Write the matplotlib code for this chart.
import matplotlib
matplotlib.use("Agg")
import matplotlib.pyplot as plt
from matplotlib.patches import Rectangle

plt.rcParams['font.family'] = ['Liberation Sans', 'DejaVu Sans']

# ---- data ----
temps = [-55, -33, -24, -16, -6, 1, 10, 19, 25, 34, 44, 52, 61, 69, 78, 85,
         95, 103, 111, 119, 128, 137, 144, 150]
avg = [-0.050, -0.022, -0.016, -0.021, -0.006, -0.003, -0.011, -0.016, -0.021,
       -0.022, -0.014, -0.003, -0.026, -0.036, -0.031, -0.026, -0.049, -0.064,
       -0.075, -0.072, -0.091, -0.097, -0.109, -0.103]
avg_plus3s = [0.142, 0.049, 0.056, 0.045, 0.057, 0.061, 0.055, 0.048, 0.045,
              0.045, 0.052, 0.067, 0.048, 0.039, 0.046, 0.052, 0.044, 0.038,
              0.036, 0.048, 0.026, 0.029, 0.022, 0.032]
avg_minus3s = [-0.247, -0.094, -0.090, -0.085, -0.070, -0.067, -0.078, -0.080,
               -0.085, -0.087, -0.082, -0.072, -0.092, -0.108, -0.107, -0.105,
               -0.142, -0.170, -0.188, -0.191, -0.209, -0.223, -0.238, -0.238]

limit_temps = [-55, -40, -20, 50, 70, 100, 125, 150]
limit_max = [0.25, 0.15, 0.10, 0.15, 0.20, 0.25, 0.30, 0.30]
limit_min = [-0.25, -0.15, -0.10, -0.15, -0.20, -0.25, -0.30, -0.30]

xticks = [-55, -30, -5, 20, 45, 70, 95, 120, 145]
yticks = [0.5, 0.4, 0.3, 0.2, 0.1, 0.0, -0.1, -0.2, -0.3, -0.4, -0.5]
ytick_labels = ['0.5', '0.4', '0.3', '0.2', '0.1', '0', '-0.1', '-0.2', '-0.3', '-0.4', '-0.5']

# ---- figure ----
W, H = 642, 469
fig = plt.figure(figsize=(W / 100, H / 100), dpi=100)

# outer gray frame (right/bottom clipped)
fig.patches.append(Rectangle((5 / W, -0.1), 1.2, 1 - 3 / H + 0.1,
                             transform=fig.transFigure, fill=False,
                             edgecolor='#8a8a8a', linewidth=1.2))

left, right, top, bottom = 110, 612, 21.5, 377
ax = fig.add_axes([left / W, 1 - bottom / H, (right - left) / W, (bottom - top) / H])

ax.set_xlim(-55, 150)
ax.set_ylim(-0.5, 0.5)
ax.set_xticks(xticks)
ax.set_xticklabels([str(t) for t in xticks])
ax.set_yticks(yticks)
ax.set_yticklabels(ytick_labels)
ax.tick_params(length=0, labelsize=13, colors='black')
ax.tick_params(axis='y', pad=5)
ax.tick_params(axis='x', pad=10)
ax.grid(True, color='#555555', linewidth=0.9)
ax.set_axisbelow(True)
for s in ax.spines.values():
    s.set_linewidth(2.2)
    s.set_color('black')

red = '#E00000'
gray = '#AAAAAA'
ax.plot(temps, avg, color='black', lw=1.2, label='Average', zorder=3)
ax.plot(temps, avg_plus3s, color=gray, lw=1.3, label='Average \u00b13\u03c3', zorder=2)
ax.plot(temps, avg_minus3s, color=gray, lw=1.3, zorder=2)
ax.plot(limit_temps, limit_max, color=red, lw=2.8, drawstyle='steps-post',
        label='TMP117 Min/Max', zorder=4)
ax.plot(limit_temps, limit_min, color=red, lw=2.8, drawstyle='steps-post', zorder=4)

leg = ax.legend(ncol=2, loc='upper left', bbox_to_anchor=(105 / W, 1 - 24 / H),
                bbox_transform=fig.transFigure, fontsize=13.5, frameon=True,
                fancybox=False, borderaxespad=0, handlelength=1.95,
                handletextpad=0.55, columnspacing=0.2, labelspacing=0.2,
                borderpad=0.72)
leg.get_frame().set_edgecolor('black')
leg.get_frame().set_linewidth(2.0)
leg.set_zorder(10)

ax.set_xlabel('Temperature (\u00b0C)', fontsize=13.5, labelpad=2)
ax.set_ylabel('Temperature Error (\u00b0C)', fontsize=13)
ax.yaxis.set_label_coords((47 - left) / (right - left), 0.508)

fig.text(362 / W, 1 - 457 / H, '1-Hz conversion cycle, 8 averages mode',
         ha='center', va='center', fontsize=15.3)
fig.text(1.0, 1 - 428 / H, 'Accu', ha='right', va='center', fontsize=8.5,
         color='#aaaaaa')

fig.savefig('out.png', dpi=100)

==

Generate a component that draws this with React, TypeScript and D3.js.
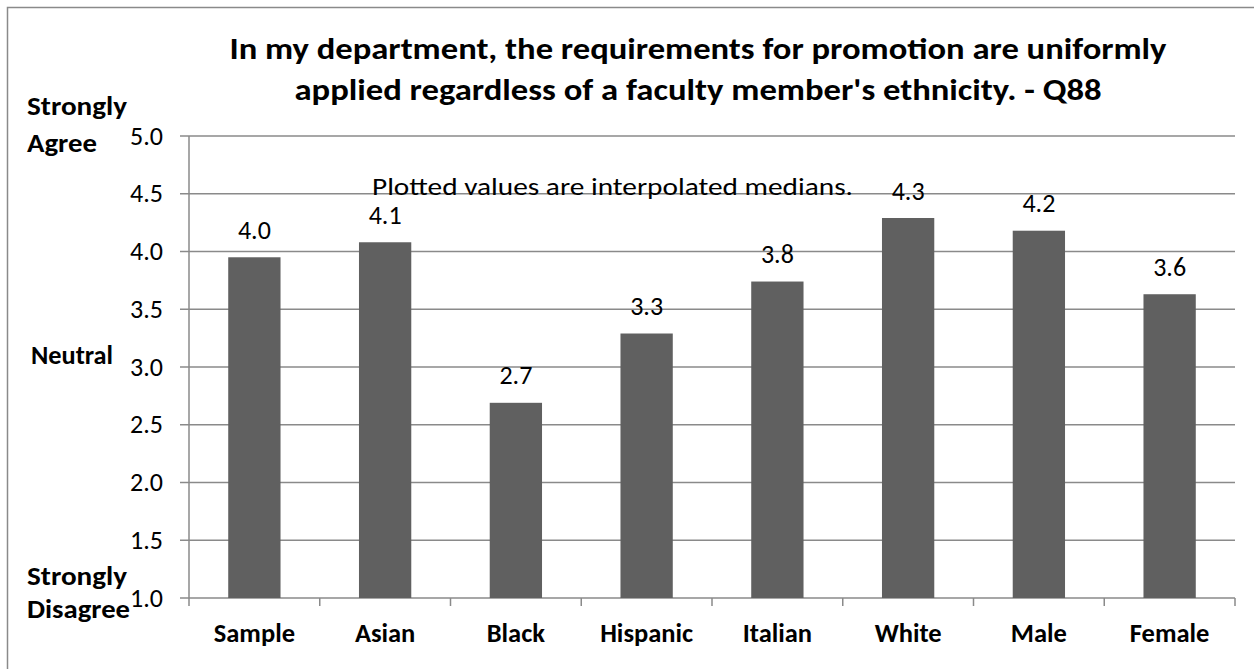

--

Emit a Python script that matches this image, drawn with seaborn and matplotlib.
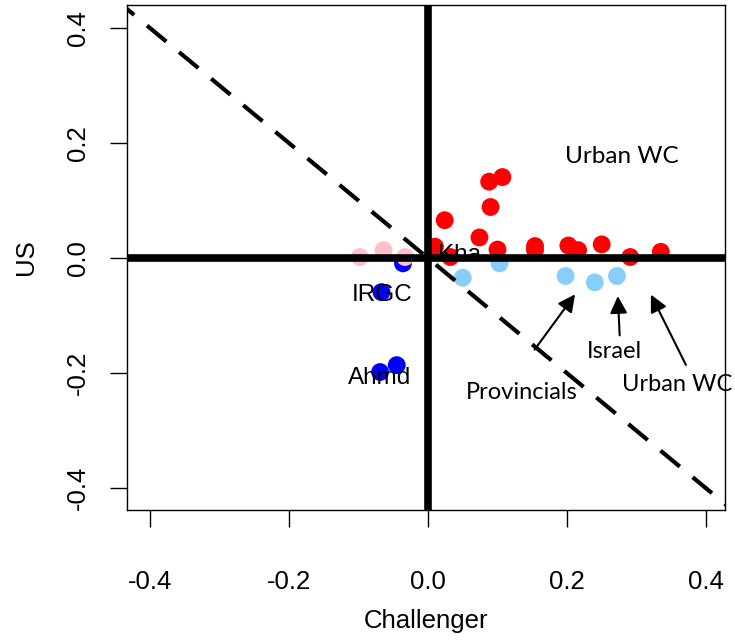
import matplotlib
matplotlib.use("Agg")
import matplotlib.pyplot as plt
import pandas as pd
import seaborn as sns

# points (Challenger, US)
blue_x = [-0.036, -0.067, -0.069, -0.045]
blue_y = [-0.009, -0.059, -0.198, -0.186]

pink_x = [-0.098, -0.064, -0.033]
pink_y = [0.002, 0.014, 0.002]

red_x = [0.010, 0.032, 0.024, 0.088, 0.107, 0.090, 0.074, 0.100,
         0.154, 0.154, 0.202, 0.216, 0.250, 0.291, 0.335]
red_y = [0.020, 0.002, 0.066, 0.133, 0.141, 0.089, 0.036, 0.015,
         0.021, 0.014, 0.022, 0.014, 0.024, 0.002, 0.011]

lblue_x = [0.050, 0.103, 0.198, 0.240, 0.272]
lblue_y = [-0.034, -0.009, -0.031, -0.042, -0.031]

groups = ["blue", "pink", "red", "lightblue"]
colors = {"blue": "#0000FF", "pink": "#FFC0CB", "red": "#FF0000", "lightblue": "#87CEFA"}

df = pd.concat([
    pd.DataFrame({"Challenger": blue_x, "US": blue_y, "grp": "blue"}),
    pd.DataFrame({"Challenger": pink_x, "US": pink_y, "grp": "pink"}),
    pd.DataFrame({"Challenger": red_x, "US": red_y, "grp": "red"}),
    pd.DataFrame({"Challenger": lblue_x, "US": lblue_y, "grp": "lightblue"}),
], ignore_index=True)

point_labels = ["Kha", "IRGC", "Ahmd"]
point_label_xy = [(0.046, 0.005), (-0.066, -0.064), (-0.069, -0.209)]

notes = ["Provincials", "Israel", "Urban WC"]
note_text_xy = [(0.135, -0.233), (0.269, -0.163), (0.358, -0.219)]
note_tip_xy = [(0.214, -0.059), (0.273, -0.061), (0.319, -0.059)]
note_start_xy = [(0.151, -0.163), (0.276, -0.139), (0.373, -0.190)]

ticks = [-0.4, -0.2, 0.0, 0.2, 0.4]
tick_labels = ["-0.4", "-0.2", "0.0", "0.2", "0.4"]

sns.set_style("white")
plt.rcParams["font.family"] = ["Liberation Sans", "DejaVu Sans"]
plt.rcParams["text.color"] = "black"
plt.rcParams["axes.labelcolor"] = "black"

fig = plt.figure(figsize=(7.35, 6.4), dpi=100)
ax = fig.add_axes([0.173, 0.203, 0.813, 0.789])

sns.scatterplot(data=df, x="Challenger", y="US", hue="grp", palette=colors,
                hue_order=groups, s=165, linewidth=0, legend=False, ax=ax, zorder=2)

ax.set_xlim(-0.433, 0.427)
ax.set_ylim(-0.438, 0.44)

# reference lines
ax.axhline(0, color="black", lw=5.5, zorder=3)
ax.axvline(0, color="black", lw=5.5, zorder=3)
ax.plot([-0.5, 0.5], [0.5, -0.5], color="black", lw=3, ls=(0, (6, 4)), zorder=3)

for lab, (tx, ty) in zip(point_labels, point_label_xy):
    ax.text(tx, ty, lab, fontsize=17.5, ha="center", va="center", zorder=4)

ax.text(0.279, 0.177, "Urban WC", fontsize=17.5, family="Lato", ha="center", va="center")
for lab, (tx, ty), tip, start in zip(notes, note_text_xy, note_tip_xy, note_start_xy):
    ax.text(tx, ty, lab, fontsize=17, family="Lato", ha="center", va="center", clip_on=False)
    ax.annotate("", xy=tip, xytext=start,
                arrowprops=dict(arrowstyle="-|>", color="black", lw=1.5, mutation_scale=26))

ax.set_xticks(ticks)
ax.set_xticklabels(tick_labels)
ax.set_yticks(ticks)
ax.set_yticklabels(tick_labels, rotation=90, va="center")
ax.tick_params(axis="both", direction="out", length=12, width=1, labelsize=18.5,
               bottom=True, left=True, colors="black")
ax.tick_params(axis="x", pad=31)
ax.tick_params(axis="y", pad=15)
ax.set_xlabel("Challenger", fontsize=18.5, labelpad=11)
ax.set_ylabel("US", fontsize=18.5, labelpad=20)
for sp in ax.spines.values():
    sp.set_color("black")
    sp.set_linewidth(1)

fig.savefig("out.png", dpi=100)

▶ [WHAT IS NEEDED]: Exactly and only the lines from the line with "Emit a Python" to the line with "-0.064), (-0.069, -0.209)]", both ends included, should be echoed. Do not carry over the pictures.

▶ [EXPECTED ANSWER]:
Emit a Python script that matches this image, drawn with seaborn and matplotlib.
import matplotlib
matplotlib.use("Agg")
import matplotlib.pyplot as plt
import pandas as pd
import seaborn as sns

# points (Challenger, US)
blue_x = [-0.036, -0.067, -0.069, -0.045]
blue_y = [-0.009, -0.059, -0.198, -0.186]

pink_x = [-0.098, -0.064, -0.033]
pink_y = [0.002, 0.014, 0.002]

red_x = [0.010, 0.032, 0.024, 0.088, 0.107, 0.090, 0.074, 0.100,
         0.154, 0.154, 0.202, 0.216, 0.250, 0.291, 0.335]
red_y = [0.020, 0.002, 0.066, 0.133, 0.141, 0.089, 0.036, 0.015,
         0.021, 0.014, 0.022, 0.014, 0.024, 0.002, 0.011]

lblue_x = [0.050, 0.103, 0.198, 0.240, 0.272]
lblue_y = [-0.034, -0.009, -0.031, -0.042, -0.031]

groups = ["blue", "pink", "red", "lightblue"]
colors = {"blue": "#0000FF", "pink": "#FFC0CB", "red": "#FF0000", "lightblue": "#87CEFA"}

df = pd.concat([
    pd.DataFrame({"Challenger": blue_x, "US": blue_y, "grp": "blue"}),
    pd.DataFrame({"Challenger": pink_x, "US": pink_y, "grp": "pink"}),
    pd.DataFrame({"Challenger": red_x, "US": red_y, "grp": "red"}),
    pd.DataFrame({"Challenger": lblue_x, "US": lblue_y, "grp": "lightblue"}),
], ignore_index=True)

point_labels = ["Kha", "IRGC", "Ahmd"]
point_label_xy = [(0.046, 0.005), (-0.066, -0.064), (-0.069, -0.209)]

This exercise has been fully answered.